Basically, because we had no idea that ´Baku State of Mind´ was going to be so popular, we don´t have a definite idea where we are heading.

Brad is going to audition to represent Azerbaijan at Eurovision 2012. The auditions start at the end of October. I think he has a good shot. Especially with me as his faithful campaign manager.

I won´t be here for all the auditions because I have to leave in a month. I would love to come back to Azerbaijan if I can, and I am looking at opportunities, because I like it here so much. Meantime, I´ve bought my first carpet. Do you know even the carpet shop said they had a surge in business because of our video?

So when you come for Eurovision, and you see the shiny glitzy razz-ma-tazz, be sure to have a great time.

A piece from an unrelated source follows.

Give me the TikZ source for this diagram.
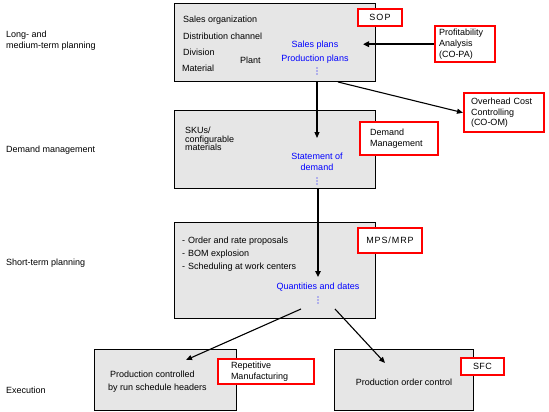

Who knows (at time of writing) if Brad will be up there on stage, representing Azerbaijan? I´m sure he would be great.

But Baku deserves to be on the map, and if Tim and Brad have helped this happen then hats off to them!

However, what I think you must do, is book some extra time here, lookup, and throw in some off road trainers to supplement your high heels. Come and get to know the real Azerbaijan.